## [OBJECTIVE]
Skip all pictures, then copy the lines from the start of the data through the line with "from bokeh.resources import INLINE", keeping both ends.

## [MATERIAL]
________________________

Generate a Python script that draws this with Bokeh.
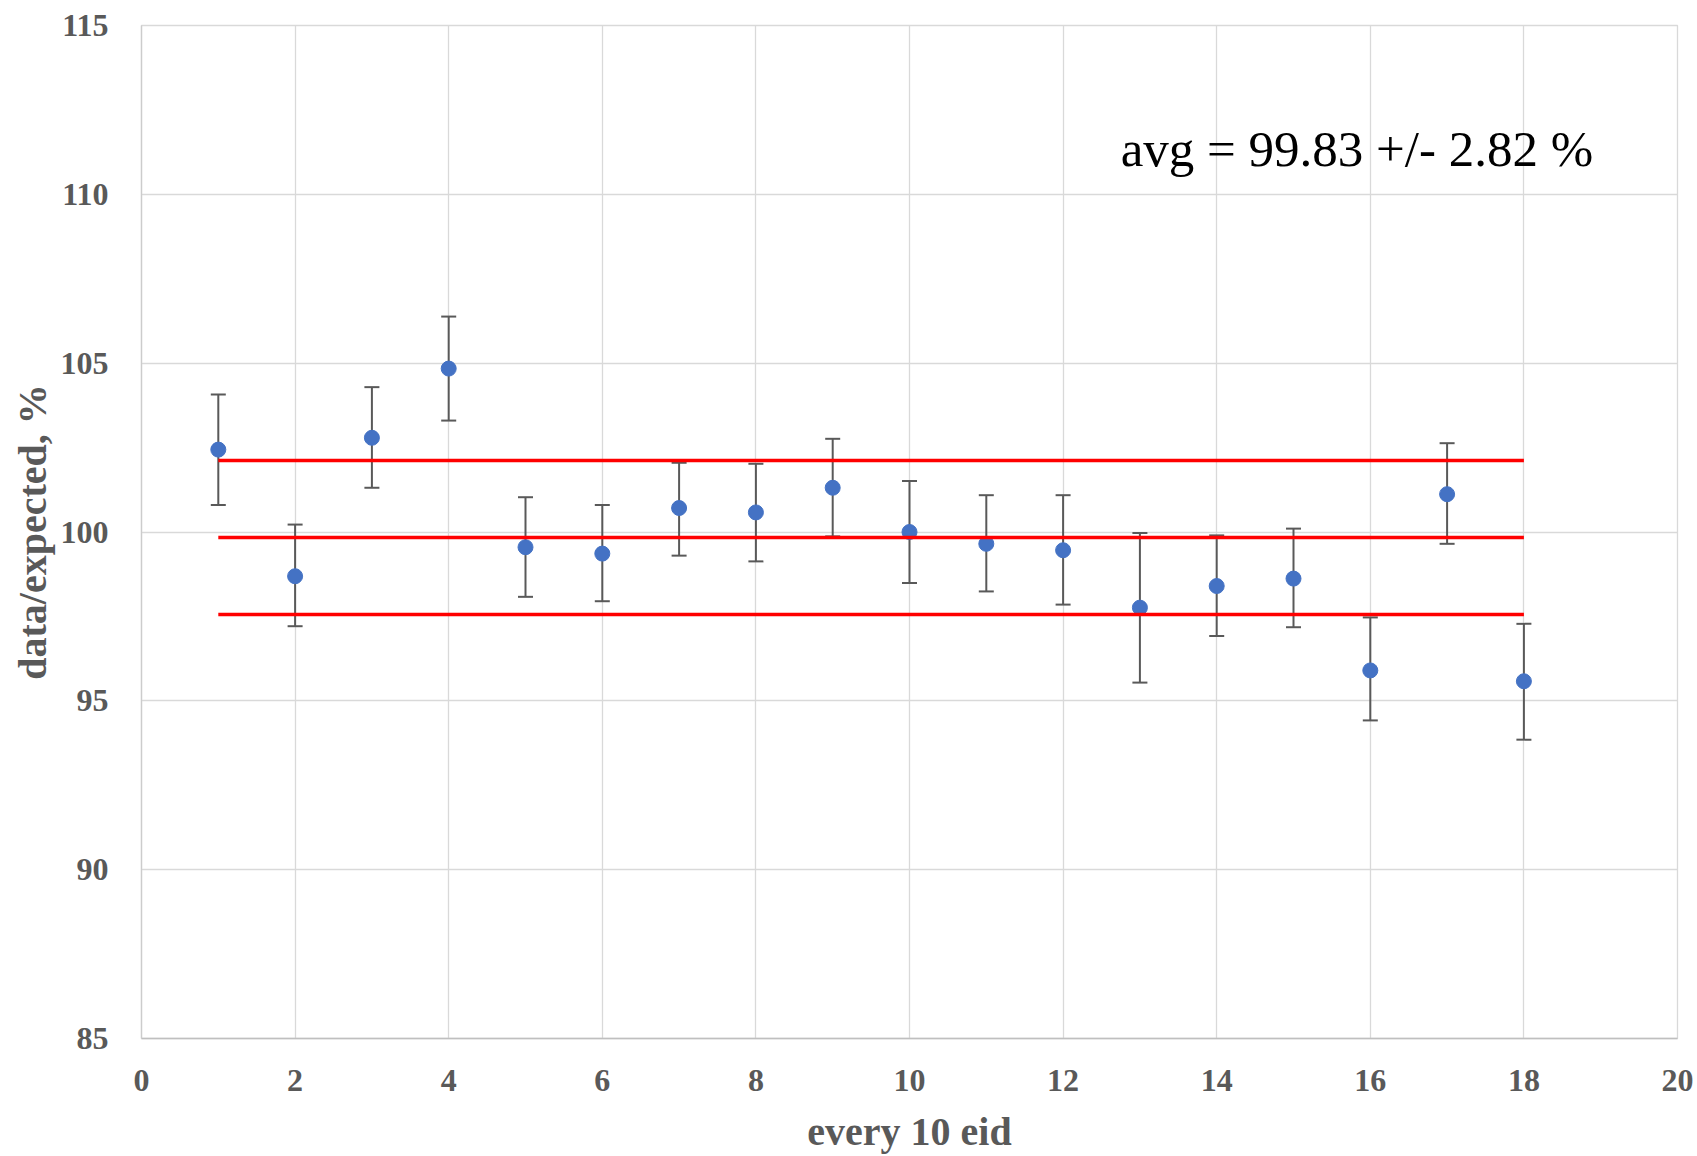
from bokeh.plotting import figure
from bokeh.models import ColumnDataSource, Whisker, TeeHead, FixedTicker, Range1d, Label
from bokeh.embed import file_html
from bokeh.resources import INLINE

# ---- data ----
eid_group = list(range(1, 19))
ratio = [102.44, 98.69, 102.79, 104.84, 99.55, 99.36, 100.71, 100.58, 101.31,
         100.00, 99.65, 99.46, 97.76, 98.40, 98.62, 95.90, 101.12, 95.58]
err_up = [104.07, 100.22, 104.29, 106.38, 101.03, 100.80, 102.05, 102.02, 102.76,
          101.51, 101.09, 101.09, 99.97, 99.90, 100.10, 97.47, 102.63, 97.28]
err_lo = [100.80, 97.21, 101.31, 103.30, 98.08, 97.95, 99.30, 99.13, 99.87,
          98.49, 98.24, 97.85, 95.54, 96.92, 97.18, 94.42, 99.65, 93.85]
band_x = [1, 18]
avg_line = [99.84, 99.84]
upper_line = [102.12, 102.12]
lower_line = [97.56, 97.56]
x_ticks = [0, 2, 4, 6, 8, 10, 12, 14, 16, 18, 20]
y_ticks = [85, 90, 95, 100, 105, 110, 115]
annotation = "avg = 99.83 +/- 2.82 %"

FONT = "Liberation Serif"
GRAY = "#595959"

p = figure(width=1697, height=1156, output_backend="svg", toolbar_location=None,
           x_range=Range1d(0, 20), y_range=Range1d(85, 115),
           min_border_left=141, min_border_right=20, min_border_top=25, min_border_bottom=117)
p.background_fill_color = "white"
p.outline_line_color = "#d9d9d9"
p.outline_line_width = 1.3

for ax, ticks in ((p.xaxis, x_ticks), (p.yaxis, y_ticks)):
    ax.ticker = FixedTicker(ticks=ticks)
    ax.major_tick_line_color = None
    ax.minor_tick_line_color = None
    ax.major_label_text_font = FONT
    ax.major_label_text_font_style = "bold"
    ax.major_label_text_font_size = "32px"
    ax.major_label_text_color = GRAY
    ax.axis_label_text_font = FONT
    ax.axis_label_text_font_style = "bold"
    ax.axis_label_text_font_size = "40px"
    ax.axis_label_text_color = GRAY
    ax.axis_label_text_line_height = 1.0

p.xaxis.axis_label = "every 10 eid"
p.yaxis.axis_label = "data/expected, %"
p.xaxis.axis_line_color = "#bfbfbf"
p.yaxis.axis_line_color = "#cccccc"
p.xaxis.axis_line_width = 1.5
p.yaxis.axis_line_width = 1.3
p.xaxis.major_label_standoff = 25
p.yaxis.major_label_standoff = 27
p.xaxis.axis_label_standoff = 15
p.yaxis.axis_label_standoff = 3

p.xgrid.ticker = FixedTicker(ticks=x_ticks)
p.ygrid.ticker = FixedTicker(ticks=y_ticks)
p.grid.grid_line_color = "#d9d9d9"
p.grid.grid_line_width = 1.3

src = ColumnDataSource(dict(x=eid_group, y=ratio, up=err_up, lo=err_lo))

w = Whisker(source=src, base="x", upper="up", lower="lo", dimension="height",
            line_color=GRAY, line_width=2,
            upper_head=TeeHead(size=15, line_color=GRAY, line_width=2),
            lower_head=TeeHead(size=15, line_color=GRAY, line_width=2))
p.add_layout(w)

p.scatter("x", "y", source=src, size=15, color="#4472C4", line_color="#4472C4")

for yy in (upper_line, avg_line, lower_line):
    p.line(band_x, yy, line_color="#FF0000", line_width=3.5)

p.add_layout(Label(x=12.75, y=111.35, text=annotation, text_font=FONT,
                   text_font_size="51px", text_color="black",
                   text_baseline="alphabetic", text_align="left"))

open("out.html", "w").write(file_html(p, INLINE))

________________________

## [OUTPUT]
Generate a Python script that draws this with Bokeh.
from bokeh.plotting import figure
from bokeh.models import ColumnDataSource, Whisker, TeeHead, FixedTicker, Range1d, Label
from bokeh.embed import file_html
from bokeh.resources import INLINE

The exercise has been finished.